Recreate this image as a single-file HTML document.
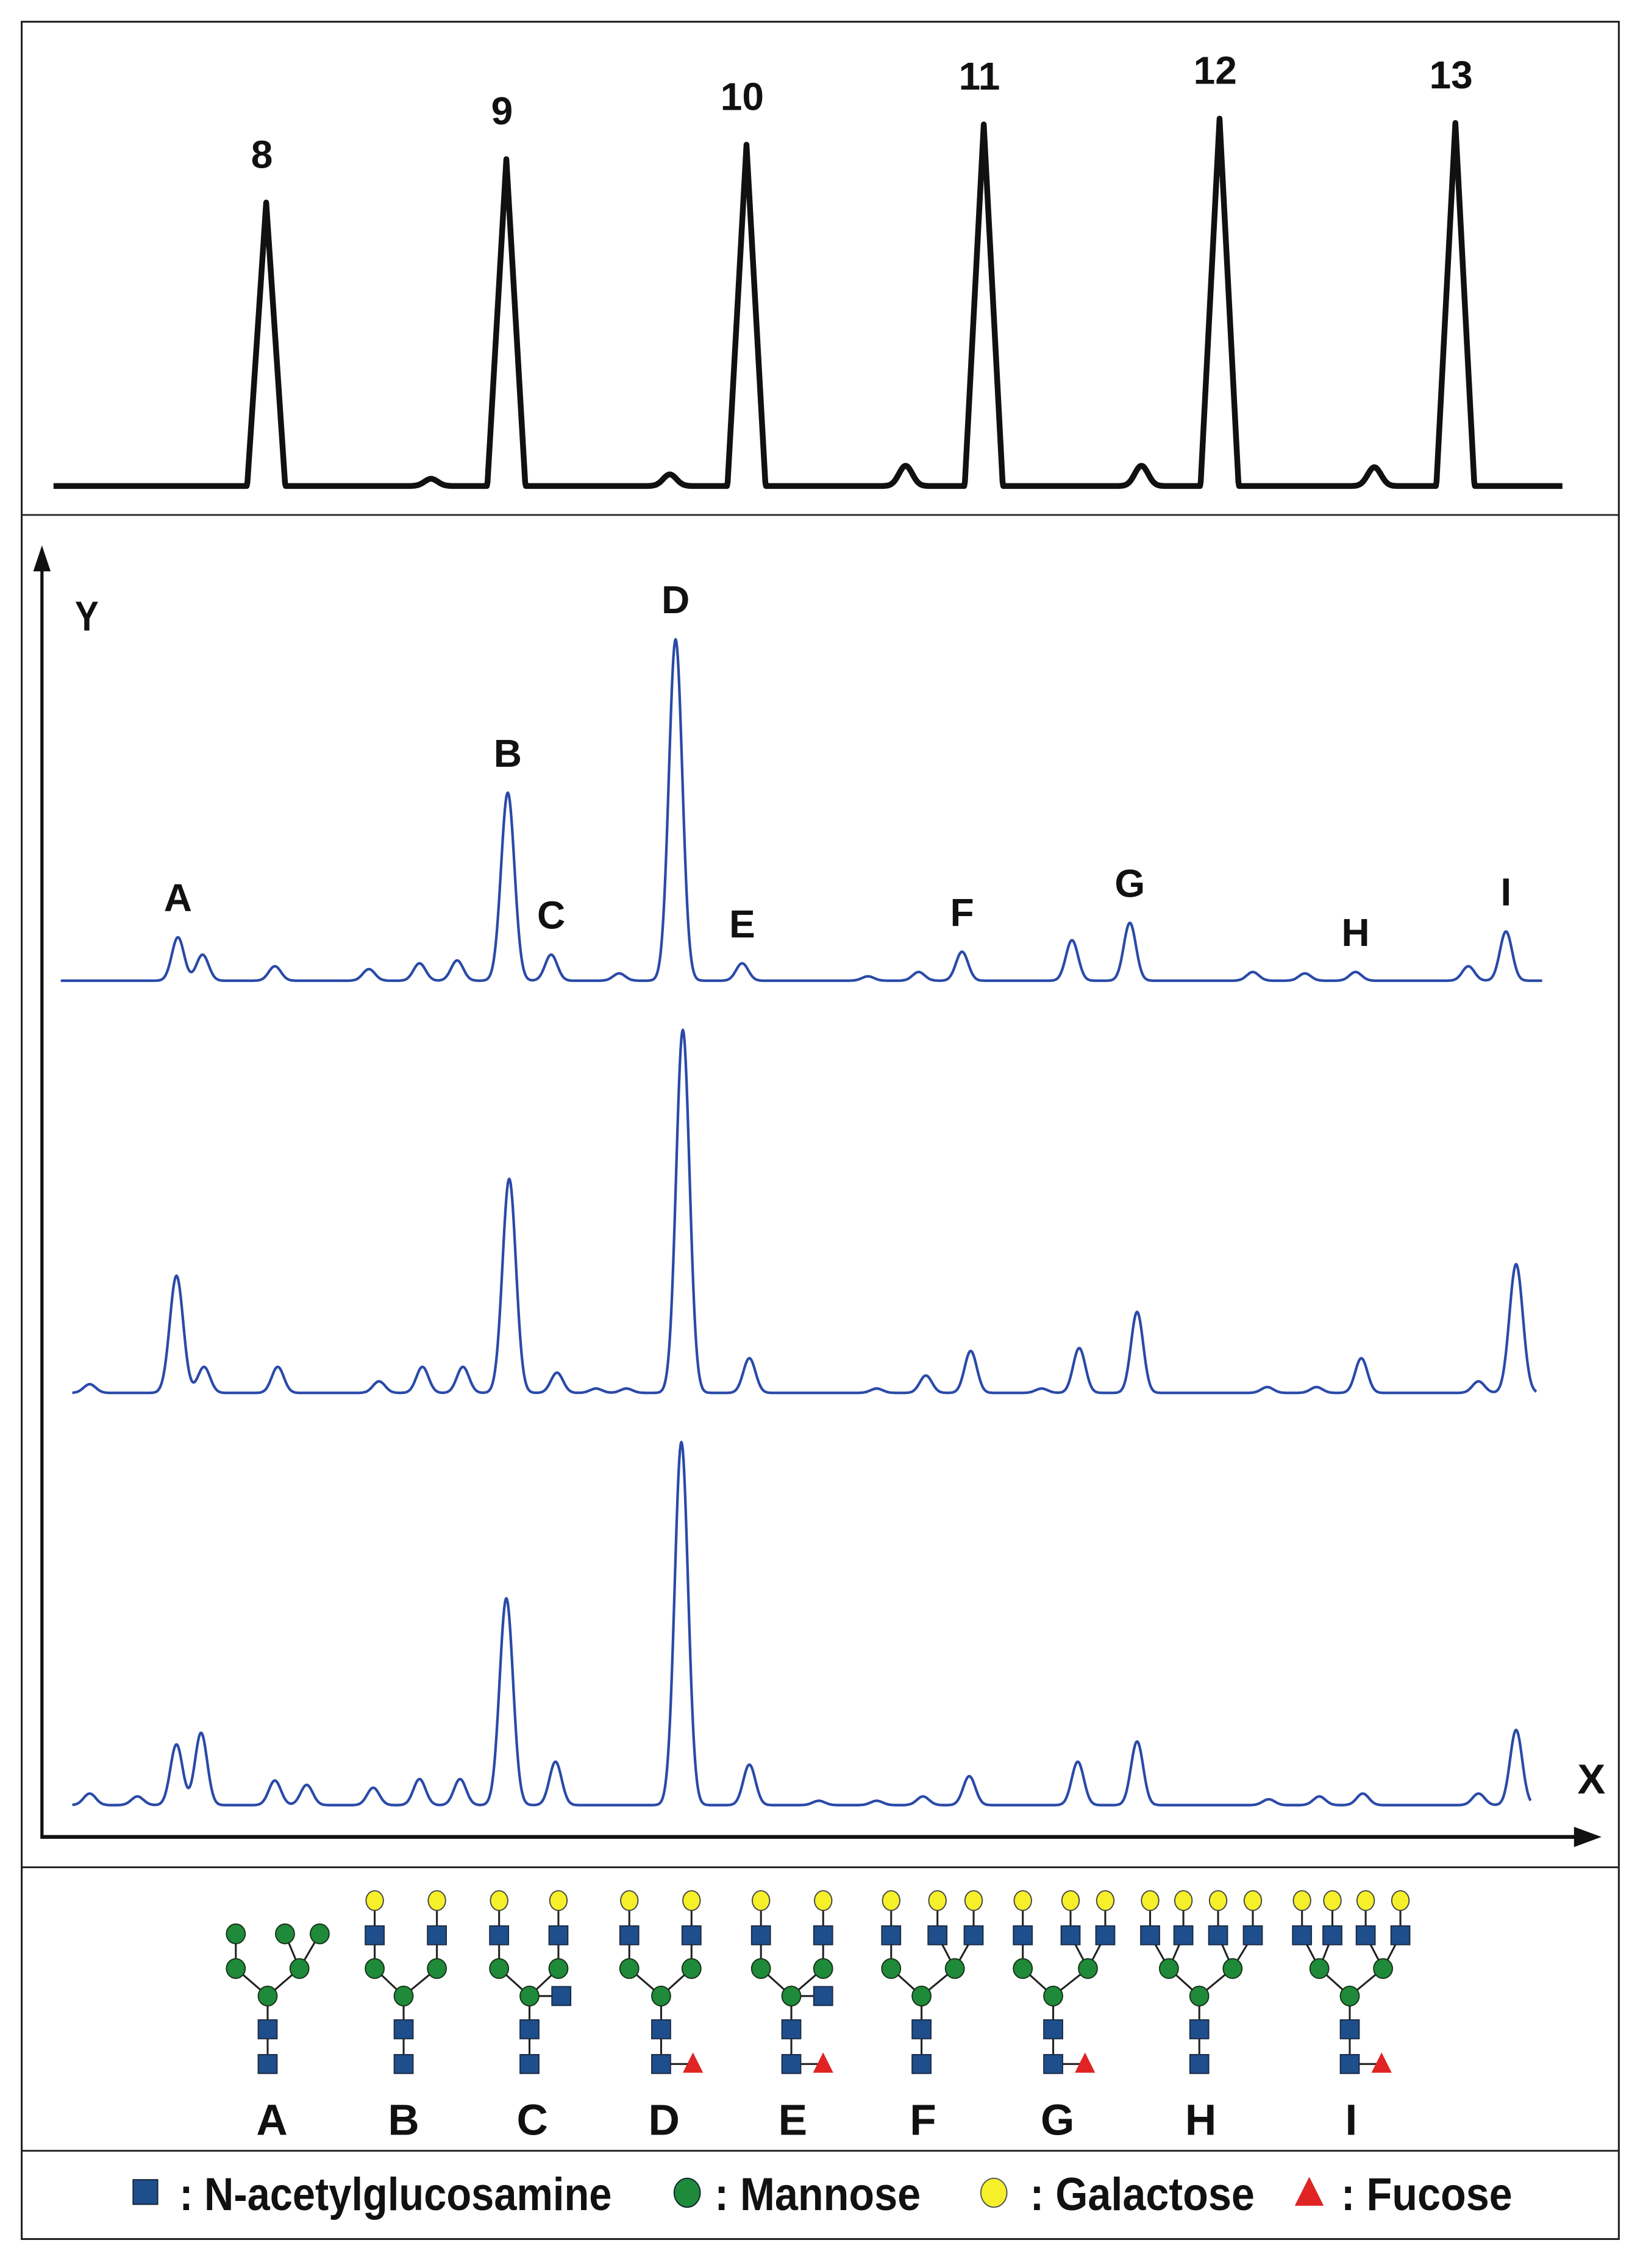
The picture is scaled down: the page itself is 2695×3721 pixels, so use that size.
<!DOCTYPE html>
<html><head><meta charset="utf-8"><style>
html,body{margin:0;padding:0;background:#fff}
svg{display:block}
text{font-family:"Liberation Sans",sans-serif;font-weight:bold;fill:#111}
</style></head><body>
<svg id="fig" xmlns="http://www.w3.org/2000/svg" width="2695" height="3721" viewBox="0 0 1135.7 1568">
<rect x="15" y="15" width="1104" height="1533" fill="none" stroke="#222" stroke-width="1.3"/>
<line x1="15" y1="356" x2="1119" y2="356" stroke="#222" stroke-width="1.2"/>
<line x1="15" y1="1291" x2="1119" y2="1291" stroke="#222" stroke-width="1.2"/>
<line x1="15" y1="1487" x2="1119" y2="1487" stroke="#222" stroke-width="1.2"/>
<g id="ladder"></g>
<g id="traces"></g>
<line x1="29" y1="388" x2="29" y2="1271" stroke="#111" stroke-width="2.2"/>
<polygon points="29,377 23,395 35,395" fill="#111"/>
<line x1="28" y1="1270" x2="1095" y2="1270" stroke="#111" stroke-width="2.6"/>
<polygon points="1107,1270 1088,1263 1088,1277" fill="#111"/>
<text x="60" y="436" font-size="29" text-anchor="middle" transform="translate(60,0) scale(0.85,1) translate(-60,0)">Y</text>
<text x="1100" y="1240" font-size="29" text-anchor="middle">X</text>
<g id="glycans"></g>
<g id="legend">
<rect x="92" y="1507" width="17" height="17" fill="#1f4e8c" stroke="#123" stroke-width="0.8"/>
<text x="124" y="1528" font-size="32" transform="translate(124,0) scale(0.88,1) translate(-124,0)">: N-acetylglucosamine</text>
<ellipse cx="475" cy="1516" rx="9" ry="10" fill="#1e8a3a" stroke="#123" stroke-width="0.8"/>
<text x="494" y="1528" font-size="32" transform="translate(494,0) scale(0.9,1) translate(-494,0)">: Mannose</text>
<ellipse cx="687" cy="1516" rx="9" ry="10" fill="#f5f02a" stroke="#555" stroke-width="0.8"/>
<text x="712" y="1528" font-size="32" transform="translate(712,0) scale(0.9,1) translate(-712,0)">: Galactose</text>
<polygon points="905,1505 895,1525 915,1525" fill="#e02424"/>
<text x="927" y="1528" font-size="32" transform="translate(927,0) scale(0.9,1) translate(-927,0)">: Fucose</text>
</g>
</svg>
<script>
const NS="http://www.w3.org/2000/svg";
// ladder data
const ladderLabels=["8","9","10","11","12","13"];
const ladderPos=[184,350,516,680,843,1006];
const ladderHeights=[196,226,236,250,254,251];
const ladderBumpPos=[298,463,626,789,950];
const ladderBumpHeights=[5,8,14,14,13];
// sample trace data
const peakLabels=["A","B","C","D","E","F","G","H","I"];
const t1Pos=[123,140,190,255,290,316,351,381,428,467,513,600,635,665,741,781,866,902,937,1015,1041];
const t1Heights=[30,18,10,8,12,14,130,18,5,236,12,3,6,20,28,40,6,5,6,10,34];
const t1LabelIdx=[0,6,7,9,10,13,15,18,20];
const t2Pos=[62,122,141,192,262,292,320,352,385,412,433,472,518,606,640,671,720,746,786,876,910,941,1022,1048];
const t2Heights=[6,81,18,18,8,18,18,148,14,3,3,251,24,3,12,29,3,31,56,4,4,24,8,89];
const t3Pos=[62,95,122,139,190,212,258,290,318,350,384,471,518,566,606,638,670,745,786,877,912,942,1022,1048];
const t3Heights=[8,6,42,50,17,14,12,18,18,143,30,251,28,3,3,6,20,30,44,4,6,8,8,52];

function mk(tag,attrs,parent){const e=document.createElementNS(NS,tag);for(const k in attrs)e.setAttribute(k,attrs[k]);parent.appendChild(e);return e;}
function tracePath(x0,x1,base,pos,hts,sig,tri){
  let d="";
  for(let x=x0;x<=x1;x+=0.5){
    let y=0;
    for(let i=0;i<pos.length;i++){
      const s=hts[i]>60?sig*1.1:sig;
      if(tri&&hts[i]>60){const w=s*2.6;const dx=Math.abs(x-pos[i]);if(dx<w)y+=hts[i]*(1-dx/w);}
      else y+=hts[i]*Math.exp(-((x-pos[i])**2)/(2*s*s));
    }
    d+=(x===x0?"M":"L")+x.toFixed(1)+","+(base-y).toFixed(1);
  }
  return d;
}
// ladder
const lg=document.getElementById("ladder");
const lp=mk("path",{d:tracePath(37,1080,336,ladderPos.concat(ladderBumpPos),ladderHeights.concat(ladderBumpHeights),4.6,true),fill:"none",stroke:"#111","stroke-width":"4","stroke-linejoin":"round"},lg);


ladderLabels.forEach((l,i)=>{
  const t=mk("text",{x:ladderPos[i]-3,y:336-ladderHeights[i]-24,"font-size":"27","text-anchor":"middle"},lg);
  t.textContent=l;
  
  
});
// traces
const tg=document.getElementById("traces");
const traces=[[42,1066,678,t1Pos,t1Heights],[50,1062,963,t2Pos,t2Heights],[50,1058,1248,t3Pos,t3Heights]];
traces.forEach((tr,k)=>{
  const p=mk("path",{d:tracePath(tr[0],tr[1],tr[2],tr[3],tr[4],4.2,false),fill:"none",stroke:"#2a4aa8","stroke-width":"1.8","stroke-linejoin":"round"},tg);
  
  
});
peakLabels.forEach((l,i)=>{
  const j=t1LabelIdx[i];
  const t=mk("text",{x:t1Pos[j],y:678-t1Heights[j]-18,"font-size":"27","text-anchor":"middle"},tg);
  t.textContent=l;
  
  
});
// glycans
const gg=document.getElementById("glycans");
const Y={gal:1314,sq:1338,man:1361,core:1380,s1:1403,s2:1427};
function ln(x1,y1,x2,y2){mk("line",{x1,y1,x2,y2,stroke:"#222","stroke-width":"1.3"},gg);}
function sq(x,y){mk("rect",{x:x-6.5,y:y-6.5,width:13,height:13,fill:"#1f4e8c",stroke:"#1a2a40","stroke-width":"0.8"},gg);}
function man(x,y){mk("ellipse",{cx:x,cy:y,rx:6.5,ry:6.8,fill:"#1e8a3a",stroke:"#183018","stroke-width":"0.8"},gg);}
function gal(x,y){mk("ellipse",{cx:x,cy:y,rx:6,ry:6.8,fill:"#f5f02a",stroke:"#444","stroke-width":"0.8"},gg);}
function fuc(x,y){mk("polygon",{points:`${x},${y-8} ${x-7},${y+6} ${x+7},${y+6}`,fill:"#e02424"},gg);}
function core(c,fucose,bis){
  ln(c,Y.core,c,Y.s2);
  if(fucose){ln(c,Y.s2,c+22,Y.s2);}
  if(bis){ln(c,Y.core,c+22,Y.core);sq(c+22,Y.core);}
  sq(c,Y.s1);sq(c,Y.s2);
  if(fucose)fuc(c+22,Y.s2);
}
function arm(c,mx,tops){
  ln(c,Y.core,mx,Y.man);
  tops.forEach(tx=>{ln(mx,Y.man,tx,Y.sq);ln(tx,Y.sq,tx,Y.gal);});
}
function drawGlycan(c,left,right,fucose,bis){
  core(c,fucose,bis);
  arm(c,left[0],left[1]);arm(c,right[0],right[1]);
  [left,right].forEach(a=>{a[1].forEach(tx=>{sq(tx,Y.sq);gal(tx,Y.gal);});});
  [left,right].forEach(a=>man(a[0],Y.man));
  man(c,Y.core);
}
ln(185,1380,185,1427);ln(185,1380,163,1361);ln(185,1380,207,1361);ln(163,1361,163,1337);ln(207,1361,197,1337);ln(207,1361,221,1337);
sq(185,1403);sq(185,1427);man(163,1337);man(197,1337);man(221,1337);man(163,1361);man(207,1361);man(185,1380);
drawGlycan(279,[259,[259]],[302,[302]],false,false);
drawGlycan(366,[345,[345]],[386,[386]],false,true);
drawGlycan(457,[435,[435]],[478,[478]],true,false);
drawGlycan(547,[526,[526]],[569,[569]],true,true);
drawGlycan(637,[616,[616]],[660,[648,673]],false,false);
drawGlycan(728,[707,[707]],[752,[740,764]],true,false);
drawGlycan(829,[808,[795,818]],[852,[842,866]],false,false);
drawGlycan(933,[912,[900,921]],[956,[944,968]],true,false);
const glyLabels=["A","B","C","D","E","F","G","H","I"];
const glyX=[188,279,368,459,548,638,731,830,934];
glyLabels.forEach((l,i)=>{
  const t=mk("text",{x:glyX[i],y:1476,"font-size":"30","text-anchor":"middle"},gg);
  t.textContent=l;
  
  
});
</script>
</body></html>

==================================================

:: YOUR OBJECTIVE ::
From the data above, copy each line where the string "document" appears.

:: WRITTEN RESPONSE ::
Recreate this image as a single-file HTML document.
function mk(tag,attrs,parent){const e=document.createElementNS(NS,tag);for(const k in attrs)e.setAttribute(k,attrs[k]);parent.appendChild(e);return e;}
const lg=document.getElementById("ladder");
const tg=document.getElementById("traces");
const gg=document.getElementById("glycans");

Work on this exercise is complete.